There are now many published reports of the significant role of rare, de novo CNVs with major phenotypic effects in various human disease populations, including intellectual disabilities, autism spectrum disorders, epilepsy, and schizophrenia, among others. Many of these studies are based on well-phenotyped research cohorts that were originally collected and characterized to optimize the ability to detect small effects in genome-wide association studies. Although positive associations have been identified for a few common diseases through these efforts, a surprising and remarkable finding has been the identification of rare, de novo CNVs with major phenotypic effects, particularly in neurocognitive and behavioral disorders. Because these events are rare, obtaining adequate evidence for their functional role in disease causation requires very large sample sizes as well as large control populations.
An alternative model for assessing the contribution of CNVs to disease, which has been utilized particularly in the study of children with unexplained developmental disabilities and congenital anomalies, has been the reporting of case series from clinical laboratory testing. Most of these published studies have represented CNV data from single laboratories and were based on previous generation targeted array analysis using bacterial artificial chromosome (BAC) genomic clones.5
Compared to analysis of research cohorts of well-phenotyped patients, the amount and quality of phenotypic data associated with clinical laboratory referrals is often quite limited.
For this study, we have combined these two approaches by exploiting a large CNV dataset derived from a consortium of clinical laboratories to explore the frequency and functional significance of rare CNVs. Our analysis of the first 15,749 ISCA cases, one of the largest CNV studies to date, has confirmed the power of this approach. We have defined the frequency (17.1%) of pathogenic CNVs in a cohort of individuals with intellectual and developmental disabilities and performed formal case-control studies of selected recurrent genomic regions whose frequency was sufficient for statistical analysis.
The determination of whether a CNV contributes to an abnormal phenotype depends on many factors, including gene content, previous evidence of pathogenic CNVs in the region, type of CNV (deletion or duplication), inheritance pattern, and frequency in unaffected populations. As such, larger CNVs may be more likely to be classified as pathogenic since they have a higher chance of including a dosage-sensitive gene and/or they include a larger number of genes that cumulatively result in an abnormal phenotype. Our experience, as well as that of other groups,53
has shown that the classification of a previously unreported CNV not associated with known disease genes can vary. To address such discrepancies, we used case-control statistical evidence for 14 selected recurrent CNV regions to objectively determine their significance.
We analyzed deletions and duplications of each region separately, resulting in 28 total recurrent CNV regions. Using this approach, we demonstrated and confirmed the pathogenic nature of 20 recurrent regions. For the 16p11.2 duplications that had previously been reported as uncertain in the literature, we were able to re-classify this CNV region as pathogenic. Overall, we conclude that 21 out of the 28 recurrent CNVs examined should be considered pathogenic and provide a clinical diagnosis for any individual harboring a CNV of these regions.

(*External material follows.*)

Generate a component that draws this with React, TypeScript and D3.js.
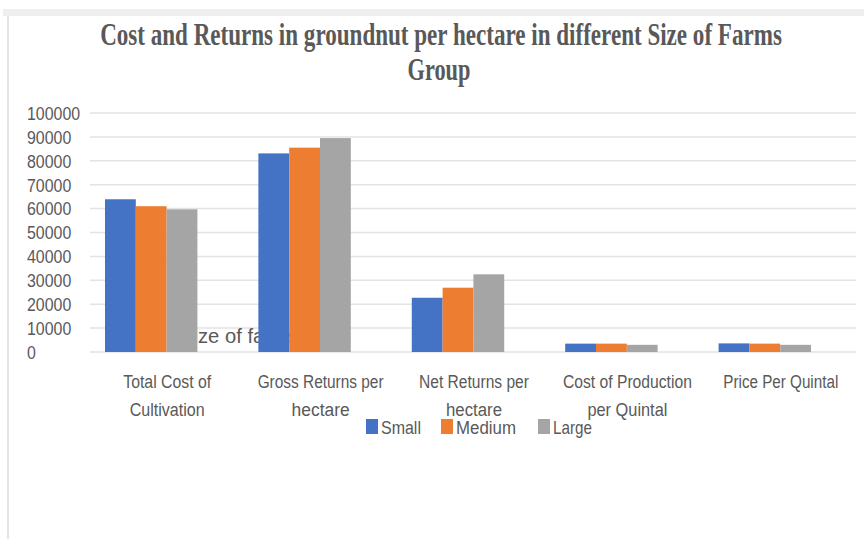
import React, { useLayoutEffect, useRef, useState } from "react";
import * as d3 from "d3";

const categories = [
  ["Total Cost of", "Cultivation"],
  ["Gross Returns per", "hectare"],
  ["Net Returns per", "hectare"],
  ["Cost of Production", "per Quintal"],
  ["Price Per Quintal"],
];
const labelWidths = [
  [88, 75],
  [126, 58],
  [110, 56],
  [129, 80],
  [115],
];
const seriesNames = ["Small", "Medium", "Large"];
const small = [63900, 83100, 22700, 3500, 3600];
const medium = [61000, 85500, 26900, 3500, 3500];
const large = [59700, 89500, 32500, 3000, 3000];
const yTicks = [0, 10000, 20000, 30000, 40000, 50000, 60000, 70000, 80000, 90000, 100000];
const titleLines = ["Cost and Returns in groundnut per hectare in different Size of Farms", "Group"];
const axisTitle = "Size of farms";

const colors = ["#4472C4", "#ED7D31", "#A5A5A5"];
const W = 864;
const H = 539;
const SANS = "'Liberation Sans', Arial, sans-serif";
const SERIF = "'Liberation Serif', 'Times New Roman', serif";

type CTextProps = {
  x: number;
  y: number;
  width: number;
  anchor?: "start" | "middle" | "end";
  size: number;
  family?: string;
  weight?: string;
  fill?: string;
  dy?: string;
  children: string;
};

function CText({ x, y, width, anchor = "start", size, family = SANS, weight = "normal", fill = "#595959", dy = "0", children }: CTextProps) {
  const ref = useRef<SVGTextElement>(null);
  const [sx, setSx] = useState(1);
  useLayoutEffect(() => {
    if (ref.current) {
      const w = ref.current.getComputedTextLength();
      if (w > 0) setSx(width / w);
    }
  }, [width, children, size, family]);
  return (
    <text
      ref={ref}
      transform={`translate(${x},${y}) scale(${sx},1)`}
      dy={dy}
      textAnchor={anchor}
      fontFamily={family}
      fontWeight={weight}
      fontSize={size}
      fill={fill}
    >
      {children}
    </text>
  );
}

export default function App() {
  const series = [small, medium, large];
  const y = d3.scaleLinear().domain([0, 100000]).range([352, 113]);
  const idx = categories.map((_, i) => String(i));
  const x0 = d3
    .scaleBand()
    .domain(idx)
    .range([74.5, 841.5])
    .paddingInner(0.3975)
    .paddingOuter(0.19875);
  const x1 = d3.scaleBand().domain(seriesNames).range([0, x0.bandwidth()]);
  const legendX = [366, 441, 538];
  const legendW = [40, 60, 39];
  return (
    <svg
      width={W}
      height={H}
      style={{ position: "absolute", left: 0, top: 0, background: "#fff" }}
    >
      <rect x={3} y={9} width={861} height={7} fill="#efefef" />
      <rect x={7} y={16} width={2} height={523} fill="#e4e4e4" />
      <CText x={441} y={45} width={682} anchor="middle" size={31} family={SERIF} weight="bold">
        {titleLines[0]}
      </CText>
      <CText x={439} y={80} width={63} anchor="middle" size={31} family={SERIF} weight="bold">
        {titleLines[1]}
      </CText>
      {yTicks.map((t) => (
        <g key={t}>
          <line x1={90} x2={856} y1={y(t)} y2={y(t)} stroke="#e3e3e3" strokeWidth={1.5} />
          <CText x={27} y={y(t)} dy="0.36em" size={19} width={String(t).length * 8.85}>
            {String(t)}
          </CText>
        </g>
      ))}
      <CText x={180} y={336} dy="0.36em" size={20} width={118}>
        {axisTitle}
      </CText>
      {idx.map((c, i) => (
        <g key={c} transform={`translate(${x0(c)},0)`}>
          {seriesNames.map((s, j) => (
            <rect
              key={s}
              x={x1(s)}
              y={y(series[j][i])}
              width={x1.bandwidth()}
              height={y(0) - y(series[j][i])}
              fill={colors[j]}
            />
          ))}
        </g>
      ))}
      {categories.map((lines, i) => {
        const cx = (x0(String(i)) as number) + x0.bandwidth() / 2 + 16;
        return lines.map((l, k) => (
          <CText
            key={i + "-" + k}
            x={cx}
            y={381 + k * 28}
            dy="0.36em"
            anchor="middle"
            size={19}
            width={labelWidths[i][k]}
          >
            {l}
          </CText>
        ));
      })}
      {seriesNames.map((s, j) => (
        <g key={s}>
          <rect x={legendX[j]} y={419} width={12} height={15} fill={colors[j]} />
          <CText x={legendX[j] + 15} y={427} dy="0.36em" size={19} width={legendW[j]}>
            {s}
          </CText>
        </g>
      ))}
    </svg>
  );
}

The statistical approach we used to classify recurrent CNVs and the results we obtained are useful tools for researchers and the clinical community in interpreting whether a CNV has pathologic effects. However, while such statistical analysis is possible for recurrent CNVs, where the frequency is high, this strategy is more difficult for the remaining ~75% of CNVs, which are not mediated by segmental duplications and are individually very rare. Therefore, other approaches need to be explored to address this class of CNVs. One possibility for these highly heterogenous CNVs is to analyze all genomic intervals of a defined size (e.g., 500 kb or 1 Mb) or to use a “sliding-window” analysis to examine overlapping genomic intervals along the length of each chromosome. By comparing structural variation observed in cases to controls, disease-causing regions can be differentiated from those associated with normal variation by using the control data to define regions of the genome where dosage changes can be tolerated without overt phenotypic effects. Since non-recurrent CNVs are very rare events, the collection of data from hundreds of thousands of cases will be needed for this type of analysis to be successful. Continued efforts of the ISCA consortium, as well as other databases such as DECIPHER, will be essential to this process in order to obtain enough overlapping CNVs to provide the power needed for statistical analyses.
The ISCA consortium is continuing to grow and now includes over 150 clinical laboratories from across the world. Given the rapid increase in utilization of this testing on a routine clinical basis, and the ability to recruit an expanding number of collaborating labs contributing data to a central database, the size of this cohort will continue to rapidly grow, providing a highly cost-effective way to obtain very large CNV datasets. In addition, since this data will be publicly available through two NCBI resources, dbGaP (database of Genotypes and Phenotypes) and dbVar, this resource can be readily accessed by researchers as well as the clinical community. Having large datasets from individuals with abnormal phenotypes will foster more objective formal scientific analyses to predict which CNVs will impact human development. Such efforts will make it possible to develop a whole-genome dosage map in humans to determine which genes and regions are subject to haploinsufficiency or triplosensitivity compared to those that are tolerant of dosage changes.